Collaboration bright spots and change
When you’re challenged to improve collaboration, or rolling out new ways of working, look for the bright spots within your organisation where things are working well already.
Take a look at the third video (7 minutes), produced by Igloo Software, which may need you to register, taken from a recent webinar I led for them. Browse this series of intranet mini-projects, or read on to learn how to find the exemplar bright spots within your organisation.
The term ‘bright spot’ comes from the book Switch, by Chip Heath and Dan Heath. I highly recommend the book if you want to further your thinking on change management.
What’s refreshing about Switch is that they identify that we tend to talk about organisational change as this great big scary thing, which always feels so enormous that we don’t do it. Certainly, it’s too much for an intranet team to take on, your job isn’t to change your organisation. Instead Chip and Dan say, ‘there is a way to effect change which doesn’t involve trying to change everything. It involves finding some point of focus’. That makes it more feasible.
Often when I’m working with clients, there’ll be someone who comes along and says, “we need to improve collaboration, so we’ve got to change our culture”. But it really isn’t that easy. What you need, is an inroad – the ‘bright spots’.
The idea of bright spots
Imagine you’ve got two students. The first student’s report card shows mostly As and one F. Your natural tendency may be to zoom in on that F and ask ‘what needs fixing?’.
Now the second student’s report card shows mostly Fs and one C. If you ask what needs fixing, the answer could be ‘almost everything’. Daunting. But if you focus on that C, that bright spot, you can flip your focus around and ask about what’s working, and what can be done to make the other subjects become similar to the C subject. Where did it all go right?

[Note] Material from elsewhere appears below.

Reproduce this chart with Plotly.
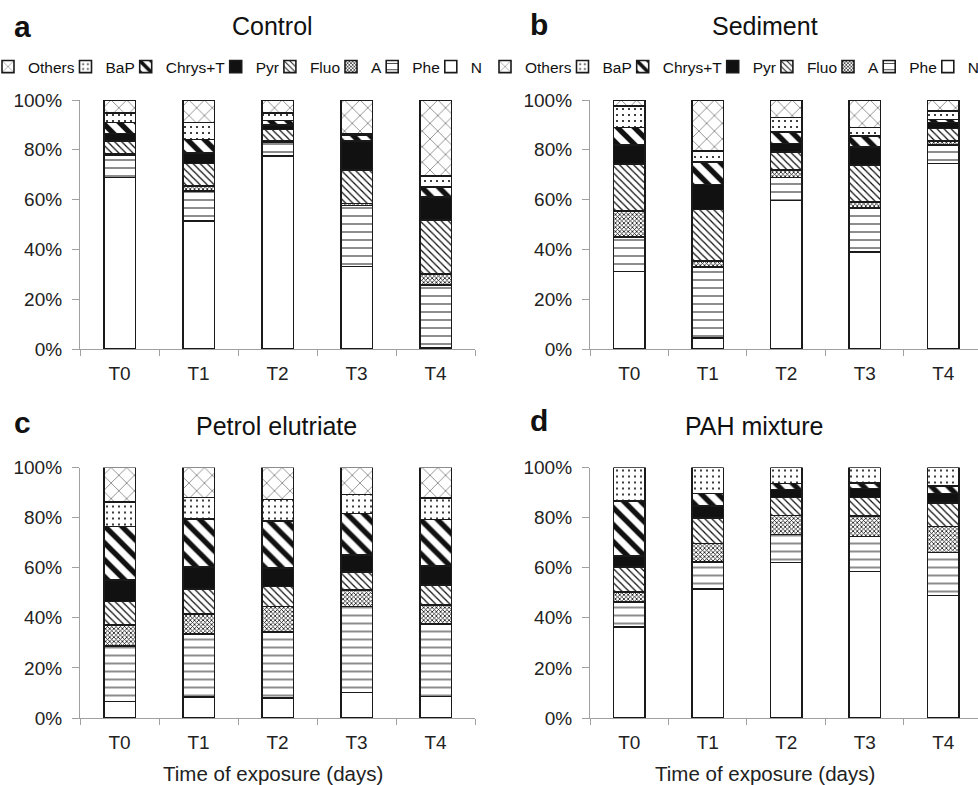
import plotly.graph_objects as go

categories = ["T0", "T1", "T2", "T3", "T4"]
series = ["N", "Phe", "A", "Fluo", "Pyr", "Chrys+T", "BaP", "Others"]
legend_order = ["Others", "BaP", "Chrys+T", "Pyr", "Fluo", "A", "Phe", "N"]

# percentages per series (T0..T4)
control = {
    "N":       [68.9, 51.3, 77.6, 33.2, 0.3],
    "Phe":     [8.8, 12.1, 5.4, 24.5, 25.5],
    "A":       [0.5, 2.1, 0.6, 0.7, 4.4],
    "Fluo":    [5.4, 9.0, 4.6, 13.4, 21.7],
    "Pyr":     [3.0, 4.3, 1.7, 11.8, 9.2],
    "Chrys+T": [4.3, 5.4, 1.8, 2.3, 4.0],
    "BaP":     [4.0, 6.8, 3.2, 0.4, 4.3],
    "Others":  [5.1, 9.0, 5.1, 13.7, 30.6],
}
sediment = {
    "N":       [31.1, 4.4, 59.7, 38.9, 74.5],
    "Phe":     [13.9, 28.5, 9.2, 17.7, 7.4],
    "A":       [10.4, 2.4, 2.9, 2.5, 1.7],
    "Fluo":    [18.8, 20.8, 7.4, 14.7, 5.0],
    "Pyr":     [7.7, 9.9, 3.4, 7.4, 2.3],
    "Chrys+T": [7.1, 9.2, 4.6, 4.3, 1.3],
    "BaP":     [8.6, 4.3, 5.8, 3.5, 3.5],
    "Others":  [2.4, 20.5, 7.0, 11.0, 4.3],
}
petrol = {
    "N":       [6.6, 8.4, 8.0, 10.2, 8.6],
    "Phe":     [22.2, 25.2, 26.3, 34.3, 28.9],
    "A":       [8.4, 8.0, 10.2, 6.6, 7.7],
    "Fluo":    [9.3, 9.8, 8.0, 7.3, 7.9],
    "Pyr":     [8.6, 8.8, 7.5, 6.7, 7.6],
    "Chrys+T": [21.3, 19.2, 18.6, 16.6, 18.6],
    "BaP":     [9.9, 8.6, 8.7, 7.5, 8.6],
    "Others":  [13.7, 12.0, 12.7, 10.8, 12.1],
}
pah = {
    "N":       [36.3, 51.6, 62.0, 58.5, 48.9],
    "Phe":     [10.0, 10.7, 11.3, 14.0, 17.1],
    "A":       [4.0, 7.3, 7.6, 8.2, 10.5],
    "Fluo":    [10.0, 10.3, 7.1, 7.3, 9.4],
    "Pyr":     [4.4, 4.8, 3.2, 3.6, 3.7],
    "Chrys+T": [22.0, 4.9, 2.4, 2.3, 2.9],
    "BaP":     [13.3, 10.4, 6.4, 6.1, 7.5],
    "Others":  [0.0, 0.0, 0.0, 0.0, 0.0],
}

y_ticks = [0, 20, 40, 60, 80, 100]
y_ticktext = ["0%", "20%", "40%", "60%", "80%", "100%"]

styles = {
    "N":       dict(color="white", pattern=None),
    "Phe":     dict(color="white", pattern=dict(shape="-", size=8, solidity=0.12)),
    "A":       dict(color="white", pattern=dict(shape="x", size=3, solidity=0.45)),
    "Fluo":    dict(color="white", pattern=dict(shape="\\", size=5, solidity=0.25)),
    "Pyr":     dict(color="#111111", pattern=None),
    "Chrys+T": dict(color="white", pattern=dict(shape="\\", size=12, solidity=0.45)),
    "BaP":     dict(color="white", pattern=dict(shape=".", size=6, solidity=0.1)),
    "Others":  dict(color="white", pattern=dict(shape="x", size=11, solidity=0.08)),
}

W, H = 978, 785
fig = go.Figure()

panels = [
    (control, "x", "y", "a"),
    (sediment, "x2", "y2", "b"),
    (petrol, "x3", "y3", None),
    (pah, "x4", "y4", None),
]

for data, xa, ya, leg in panels:
    for s in series:
        st = styles[s]
        marker = dict(color=st["color"], line=dict(color="#1a1a1a", width=1.6))
        if st["pattern"] is not None:
            p = dict(st["pattern"])
            p.update(fgcolor="#111111", bgcolor="white", fillmode="replace")
            marker["pattern"] = p
        k = legend_order.index(s)
        if leg == "a":
            legid = "legend" if k == 0 else "legend%d" % (k + 1)
        elif leg == "b":
            legid = "legend%d" % (k + 9)
        else:
            legid = None
        tr = go.Bar(
            x=categories, y=data[s], name=s, marker=marker,
            xaxis=xa, yaxis=ya, width=0.4,
            showlegend=leg is not None,
        )
        if legid:
            tr.legend = legid
        fig.add_trace(tr)

# domains in pixels
xa_dom = [80 / W, 475 / W]
xb_dom = [590 / W, 1.0]
ytop_dom = [1 - 349 / H, 1 - 100 / H]
ybot_dom = [1 - 718 / H, 1 - 467.5 / H]

axis_font = dict(family="Liberation Sans, Arial, sans-serif", size=19, color="#222")

def xaxis(dom, rng, anchor):
    return dict(domain=dom, range=rng, anchor=anchor, type="category",
                showline=True, linecolor="#a0a0a0", linewidth=1.2,
                ticks="outside", tickson="boundaries", ticklen=6, tickcolor="#a0a0a0",
                ticklabelstandoff=7,
                tickfont=axis_font, showgrid=False, zeroline=False, fixedrange=True)

def yaxis(dom, anchor):
    return dict(domain=dom, range=[0, 100], anchor=anchor,
                showline=True, linecolor="#a0a0a0", linewidth=1.2,
                ticks="outside", ticklen=7, tickcolor="#a0a0a0",
                ticklabelstandoff=6,
                tickvals=y_ticks, ticktext=y_ticktext, tickfont=axis_font,
                showgrid=False, zeroline=False, fixedrange=True)

fig.update_layout(
    xaxis=xaxis(xa_dom, [-0.5, 4.5], "y"),
    yaxis=yaxis(ytop_dom, "x"),
    xaxis2=xaxis(xb_dom, [-0.5, 4.443], "y2"),
    yaxis2=yaxis(ytop_dom, "x2"),
    xaxis3=xaxis(xa_dom, [-0.5, 4.5], "y3"),
    yaxis3=yaxis(ybot_dom, "x3"),
    xaxis4=xaxis(xb_dom, [-0.5, 4.443], "y4"),
    yaxis4=yaxis(ybot_dom, "x4"),
)

# legends: one entry per legend so entries can sit close together (swatch start, px)
sym_a = [0, 77.5, 137.7, 227.7, 281.9, 343.0, 384.2, 442.8]
sym_b = [497, 574.5, 634.7, 724.7, 778.9, 840.0, 881.2, 939.8]
leg_font = dict(family="Liberation Sans, Arial, sans-serif", size=15.5, color="#111")
legends = {}
for k in range(8):
    for j, sx in enumerate([sym_a[k], sym_b[k]]):
        idx = k + 1 + 8 * j
        key = "legend" if idx == 1 else "legend%d" % idx
        legends[key] = dict(
            x=(sx - 12) / W, y=1 - 67 / H, xanchor="left", yanchor="middle",
            orientation="h", bgcolor="rgba(0,0,0,0)", borderwidth=0,
            font=leg_font, itemclick=False, itemdoubleclick=False,
        )
fig.update_layout(**legends)

title_font = dict(family="Liberation Sans, Arial, sans-serif", size=25, color="#111")
letter_font = dict(family="Liberation Sans, Arial, sans-serif", size=30, color="#111", weight="bold")
ann = []
for txt, x, y in [("a", 12, 27), ("b", 528, 25), ("c", 12, 422), ("d", 528, 420)]:
    ann.append(dict(text=txt, x=x / W, y=1 - y / H, xref="paper", yref="paper",
                    xanchor="left", yanchor="middle", showarrow=False, font=letter_font))
for txt, x, y in [("Control", 272, 26), ("Sediment", 765, 26),
                  ("Petrol elutriate", 276, 426), ("PAH mixture", 754, 426)]:
    ann.append(dict(text=txt, x=x / W, y=1 - y / H, xref="paper", yref="paper",
                    xanchor="center", yanchor="middle", showarrow=False, font=title_font))
for x in [273, 765]:
    ann.append(dict(text="Time of exposure (days)", x=x / W, y=1 - 773 / H,
                    xref="paper", yref="paper", xanchor="center", yanchor="middle",
                    showarrow=False,
                    font=dict(family="Liberation Sans, Arial, sans-serif", size=20.5, color="#222")))

fig.update_layout(
    width=W, height=H, margin=dict(l=0, r=0, t=0, b=0, autoexpand=False),
    paper_bgcolor="white", plot_bgcolor="white",
    barmode="stack", barnorm="percent",
    annotations=ann,
)

fig.write_html("out.html", config={"displayModeBar": False})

Finding your own bright spots
Applying the bright spot theory to your organisation, let’s say you want to improve how people collaborate and reduce the reliance on sending documents as attachments in email. You might get strong pushback at first, people will say they’re too busy doing ‘real work’, and old habits die hard of course. There’s always some reason to revert to old ways of working ‘just this one time’.
So you need to show people the bright spots; you need to show people areas in the business where the new ways are working well. Show people that their arguments are not true in this case.
There’s a nice example from British Airways; they were developing a new cabin design and the engineering crew posted some pictures and the cabin crew (probably thousands of miles away in layover hotels) were able to say where improvements could be made, based on working experience. They posted sketches and comments, and the engineering team in Wales were able to take on board initial and immediate feedback without some expensive official feedback process.
Showing how colleagues benefit from new ways of working demonstrates the possibility of change, and showcases your positive, collaborative culture.
This is the third topic in a five-part series of intranet mini-projects you can repeatably perform to improve your intranet and employee experience.